Situering - Menen algemeen
De Duitsers trokken Menen binnen en namen de gebouwen op de Grote Markt in tijdens de nacht van 8 oktober 1914. Dit betekende het begin van een lange en beroerende tijd voor Menen.
Op 19 oktober 1914 begon de Eerste Slag om Ieper. De afstand tussen Menen en Ieper was groot genoeg om aan volledige vernietiging te ontsnappen. Toch lag het dicht genoeg om regelmatig getroffen te worden. Menen werd praktisch van de buitenwereld afgesloten, alles tot en met Kortrijk was “Operationsgebiet” (Het Operationsgebiet of de gevechtszone was de circa 25km brede frontzone. Hier was de krijgswet van kracht. Niemand mocht zijn gemeente verlaten). Alle in- en uitgaande verkeer werd verboden. Menen zag veel munitietransport passeren, op de markt werd veel schade aangericht toen een munitiewagen ontplofte.

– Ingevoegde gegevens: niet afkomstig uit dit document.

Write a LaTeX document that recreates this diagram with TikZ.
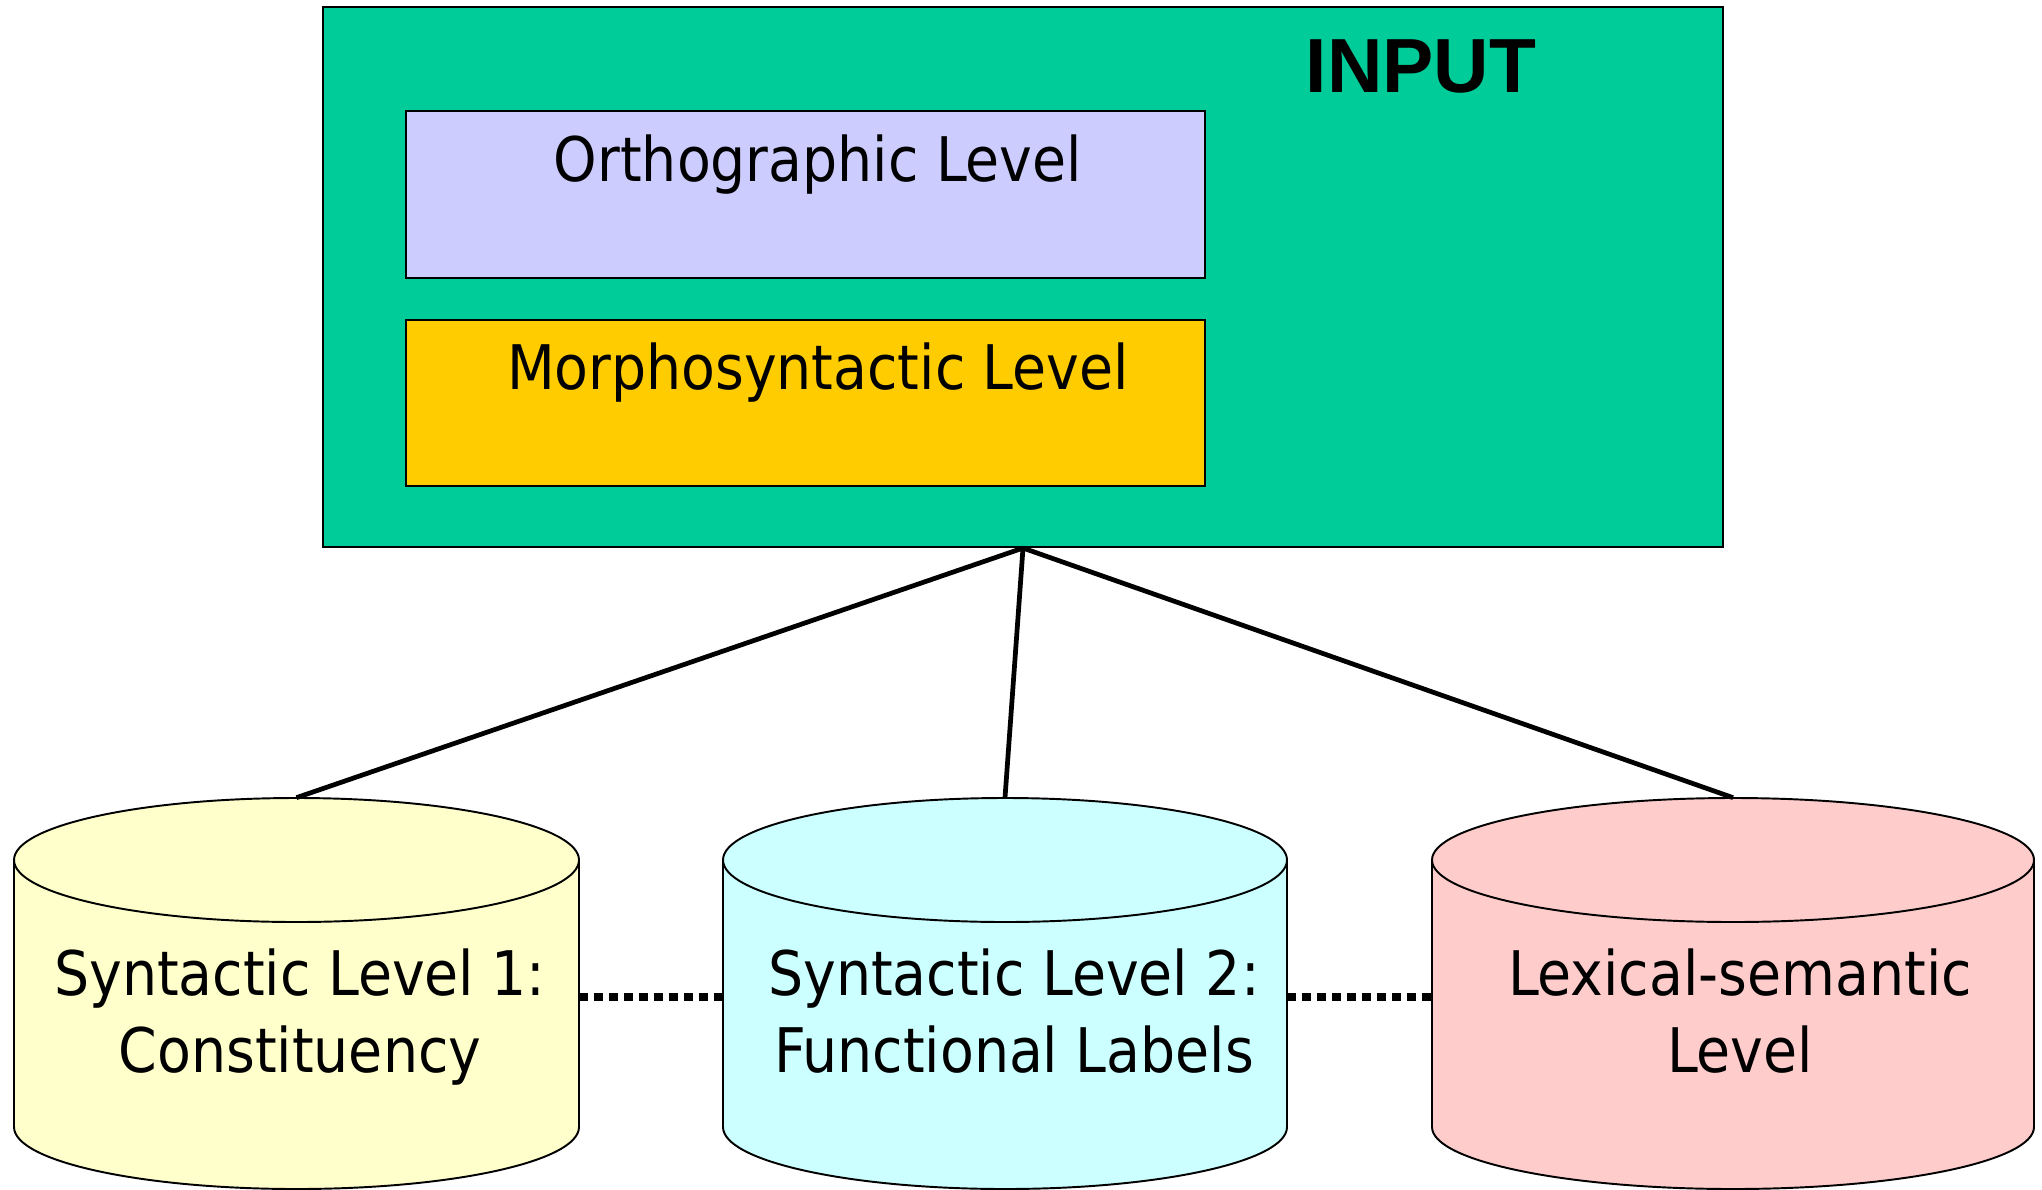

Menen werd omwille van de geringe afstand met Ieper volledig ingericht om te voldoen aan alle noden van het Duitse leger en de oorlog. Zo waren er veldkeukens, bakkerijen, bioscopen, badplaatsen en ontspanningsgelegenheden voor de soldaten. Ook werden er depots voor munitie, wapens, uitrusting en voorraden ingericht. In Menen en in de omliggende gemeenten werden vliegvelden aangelegd, het spoorwegnet grondig uitgebouwd en via de rivier de Leie werden munitie en goederen aangevoerd. De bewoners van de stad waren onderworpen aan tal van dwingende en strenge maatregelen vanwege de Duitse militaire overheid. Zo moesten de burgers onderdak verstrekken aan de Duitse soldaten en officieren. Veel mannen werden ook verplicht tewerkgesteld bij het front of in Duitsland.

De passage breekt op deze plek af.